If $u$ is a harmonic fuction on a domian $\Omega$ with smooth boundary, then 
  $$\|u\|_{H^1(\Omega)}\leq C\|u\|_{H^{1/2}(\partial\Omega)}.
$$
  where $C$ is some constant independent of $u$ 

Edit: Thanks you, Michał Miśkiewicz, for your answer. Although, I am still curious about whether this estimate can be derived without the use of inverse trace theorem. 
 A: Let me use two propositions: 
1. $H^{1/2}(\partial \Omega)$ is the trace space of $H^1(\Omega)$, meaning that the trace operator $H^1(\Omega) \to H^{1/2}(\partial \Omega)$ is continuous and onto. For each $v \in H^{1/2}(\partial \Omega)$ there is $w \in H^1(\Omega)$ such that $w = v$ on $\partial \Omega$ and 
\begin{equation}
\label{eq}
\tag{$\star$}
\| w \|_{H^1(\Omega)} \le C \| v \|_{H^{1/2}(\partial \Omega)}.
\end{equation}
2. Harmonic functions are minimizers of the Dirichlet energy. That is, if $v \in H^{1/2}(\partial \Omega)$, then the unique solution of 
$$
\begin{cases}
\Delta u = 0 & \text{ in } \Omega, \\
u = v & \text{ on } \partial \Omega
\end{cases}
$$
is at the same time the unique minimizer of $\int_{\Omega} |\nabla u|^2$ in the class of $H^1(\Omega)$-functions equal to $v$ on $\partial \Omega$. 

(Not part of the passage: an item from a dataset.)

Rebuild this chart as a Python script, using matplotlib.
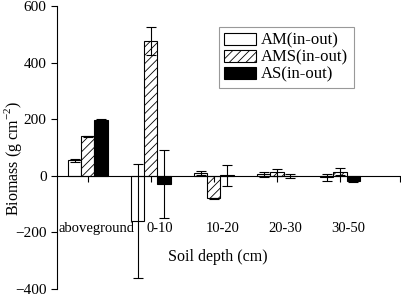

Taking $v = u|_{\partial \Omega}$ and choosing some $w \in H^1(\Omega)$ as in 1, we can compare 
$$ \int_{\Omega} |\nabla u|^2 \le \int_{\Omega} |\nabla w|^2 $$
according to 2. Since $u-w \in H_0^1(\Omega)$, Poincare's inequality yields 
\begin{align*}
\| u \|_{L^2(\Omega)} - \| w \|_{L^2(\Omega)} & \le \| u-w \|_{L^2(\Omega)} \\
& \le C \| \nabla u - \nabla w \|_{L^2(\Omega)} \\
& \le 2 C \| \nabla w \|_{L^2(\Omega)}.
\end{align*}
Thus, the estimate \eqref{eq} is valid also for $u$, possibly with a larger constant.